The constraint on their side was identical to the constraint on my side. The infrastructure wasn’t there. But in their case, the buyer wasn’t waiting either. A chicken-and-egg that nobody would break.
I saw this in Nigeria, where cassava processors couldn’t scale because input supply was unreliable. In Côte d’Ivoire, where cocoa beans rotted because aggregation infrastructure only existed seasonally. In Senegal, where groundnut farmers sold cheap to whoever showed up with a truck because they had no way to dry or store the crop.
What the pattern teaches
The pattern was the same everywhere. When market linkage infrastructure doesn’t exist, both supply and demand get stranded.
Farmers can’t scale because they have nowhere to put what they grow. Processors can’t scale because supply is inconsistent. Buyers can’t commit because processing is unreliable. Nobody is wrong. The system is just broken.
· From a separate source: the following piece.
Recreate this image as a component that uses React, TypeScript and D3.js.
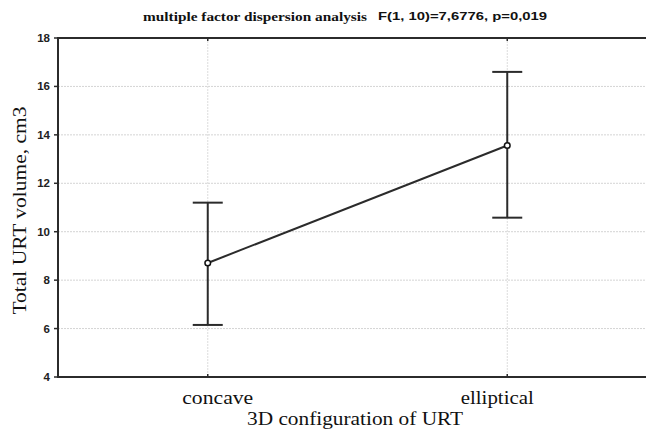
import React, { useEffect, useRef } from 'react';
import * as d3 from 'd3';

const categories = ['concave', 'elliptical'];
const means = [8.71, 13.56];
const upper = [11.2, 16.6];
const lower = [6.15, 10.58];
const yTicks = [4, 6, 8, 10, 12, 14, 16, 18];

const W = 646;
const H = 432;

const App: React.FC = () => {
  const svgRef = useRef<SVGSVGElement>(null);

  useEffect(() => {
    if (!svgRef.current) return;
    const svg = d3.select(svgRef.current);
    svg.selectAll('*').remove();

    const left = 58, top = 38, bottom = 377, right = 657;
    const serif = '"Liberation Serif", "Times New Roman", serif';
    const sans = '"Liberation Sans", Arial, sans-serif';
    const ink = '#2b2b2b';

    const x = d3.scalePoint<string>().domain(categories).range([left, right]).padding(0.5);
    const y = d3.scaleLinear().domain([4, 18]).range([bottom, top]);

    // grid
    svg.append('g').selectAll('line').data(yTicks.slice(1, -1)).join('line')
      .attr('x1', left).attr('x2', W).attr('y1', d => y(d)).attr('y2', d => y(d))
      .attr('stroke', '#d4d4d4').attr('stroke-width', 1).attr('stroke-dasharray', '2,1');
    svg.append('g').selectAll('line').data(categories).join('line')
      .attr('x1', d => x(d)!).attr('x2', d => x(d)!).attr('y1', top).attr('y2', bottom)
      .attr('stroke', '#dcdcdc').attr('stroke-width', 1).attr('stroke-dasharray', '2,1');

    // frame
    svg.append('line').attr('x1', left).attr('x2', W).attr('y1', top).attr('y2', top)
      .attr('stroke', ink).attr('stroke-width', 2);
    svg.append('line').attr('x1', left).attr('x2', W).attr('y1', bottom).attr('y2', bottom)
      .attr('stroke', ink).attr('stroke-width', 2);
    svg.append('line').attr('x1', left).attr('x2', left).attr('y1', top - 1).attr('y2', bottom + 1)
      .attr('stroke', ink).attr('stroke-width', 2);

    // y ticks
    const yg = svg.append('g');
    yg.selectAll('line').data(yTicks).join('line')
      .attr('x1', left - 4).attr('x2', left).attr('y1', d => y(d)).attr('y2', d => y(d))
      .attr('stroke', ink).attr('stroke-width', 1.5);
    yg.selectAll('text').data(yTicks).join('text')
      .attr('x', left - 8).attr('y', d => y(d)).attr('dy', '0.35em')
      .attr('text-anchor', 'end').attr('font-family', sans).attr('font-weight', 'bold')
      .attr('font-size', 11.5).attr('fill', '#222').text(d => d);

    // x ticks (top and bottom)
    categories.forEach(c => {
      svg.append('line').attr('x1', x(c)!).attr('x2', x(c)!).attr('y1', top).attr('y2', top + 3)
        .attr('stroke', ink).attr('stroke-width', 1.5);
      svg.append('line').attr('x1', x(c)!).attr('x2', x(c)!).attr('y1', bottom - 3).attr('y2', bottom)
        .attr('stroke', ink).attr('stroke-width', 1.5);
    });

    // category labels (source image is stretched horizontally)
    const labelShift = [10, -10];
    const labelLen = [71, 73];
    svg.append('g').selectAll('text').data(categories).join('text')
      .attr('x', (d, i) => x(d)! + labelShift[i]).attr('y', 404)
      .attr('text-anchor', 'middle').attr('font-family', serif).attr('font-size', 18)
      .attr('textLength', (_, i) => labelLen[i]).attr('lengthAdjust', 'spacingAndGlyphs')
      .attr('fill', '#111').text(d => d);

    // axis titles
    svg.append('text').attr('x', 355).attr('y', 425).attr('text-anchor', 'middle')
      .attr('font-family', serif).attr('font-size', 18).attr('fill', '#111')
      .attr('textLength', 216).attr('lengthAdjust', 'spacingAndGlyphs')
      .text('3D configuration of URT');
    svg.append('text').attr('transform', `translate(26, ${(top + bottom) / 2 + 3}) rotate(-90)`)
      .attr('text-anchor', 'middle').attr('font-family', serif).attr('font-size', 18).attr('fill', '#111')
      .attr('textLength', 208).attr('lengthAdjust', 'spacingAndGlyphs')
      .text('Total URT volume, cm3');

    // title
    svg.append('text').attr('x', 143).attr('y', 21).attr('fill', '#111')
      .attr('font-family', serif).attr('font-weight', 'bold').attr('font-size', 13)
      .attr('textLength', 224).attr('lengthAdjust', 'spacingAndGlyphs')
      .text('multiple factor dispersion analysis');
    svg.append('text').attr('x', 378).attr('y', 20).attr('fill', '#111')
      .attr('font-family', sans).attr('font-weight', 'bold').attr('font-size', 10.5)
      .attr('textLength', 169).attr('lengthAdjust', 'spacingAndGlyphs')
      .text('F(1, 10)=7,6776, p=0,019');

    // error bars
    const capHalf = 15;
    const bars = svg.append('g').attr('stroke', ink).attr('stroke-width', 2);
    categories.forEach((c, i) => {
      const cx = x(c)!;
      bars.append('line').attr('x1', cx).attr('x2', cx).attr('y1', y(upper[i])).attr('y2', y(lower[i]));
      bars.append('line').attr('x1', cx - capHalf).attr('x2', cx + capHalf).attr('y1', y(upper[i])).attr('y2', y(upper[i]));
      bars.append('line').attr('x1', cx - capHalf).attr('x2', cx + capHalf).attr('y1', y(lower[i])).attr('y2', y(lower[i]));
    });

    // mean line
    const line = d3.line<number>().x((_, i) => x(categories[i])!).y(d => y(d));
    svg.append('path').attr('d', line(means)).attr('fill', 'none')
      .attr('stroke', ink).attr('stroke-width', 2);
    svg.append('g').selectAll('circle').data(means).join('circle')
      .attr('cx', (_, i) => x(categories[i])!).attr('cy', d => y(d)).attr('r', 2.8)
      .attr('fill', '#fff').attr('stroke', '#111').attr('stroke-width', 1.5);
  }, []);

  return (
    <svg ref={svgRef} width={W} height={H}
      style={{ position: 'absolute', left: 0, top: 0, background: '#fff', display: 'block' }} />
  );
};

export default App;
I watched this for fifteen years. Long enough to see individual actors get squeezed, long enough to see brilliant initiatives fail, long enough to see productive capacity sit unused because the connective tissue didn’t exist.
My own aromatic herbs operation taught me something specific: the problem isn’t just that the infrastructure doesn’t exist. The problem is that infrastructure built for one relationship, calibrated to one deal, scaled to one buyer’s volume, is always fragile. The moment that relationship shifts, the economics collapse.
The solution isn’t to build more infrastructure. It’s to build infrastructure that works for multiple relationships simultaneously. Supply diversified across many farmers. Processing shared across multiple crops and buyers. Logistics corridors that serve the region rather than a single facility.
The architectural conclusion
What I learned wasn’t agricultural. It was infrastructural. And it was systemic.
The missing piece wasn’t better seeds or more training or access to credit. The missing piece was architecture: a system designed so that supply, processing, and export worked as one integrated unit, not as three separate actors hoping the others showed up.
The aromatic herbs taught me that building infrastructure for a deal is building infrastructure for failure. The fifteen years that followed taught me what to build instead.
You need a system where the fixed costs are justified by volume from multiple sources, where the processing is designed to handle multiple crops across multiple seasons, where the buyer relationships are diversified enough that no single cancellation collapses the economics.
That’s not just a different approach to infrastructure. It’s a different theory of what infrastructure is for.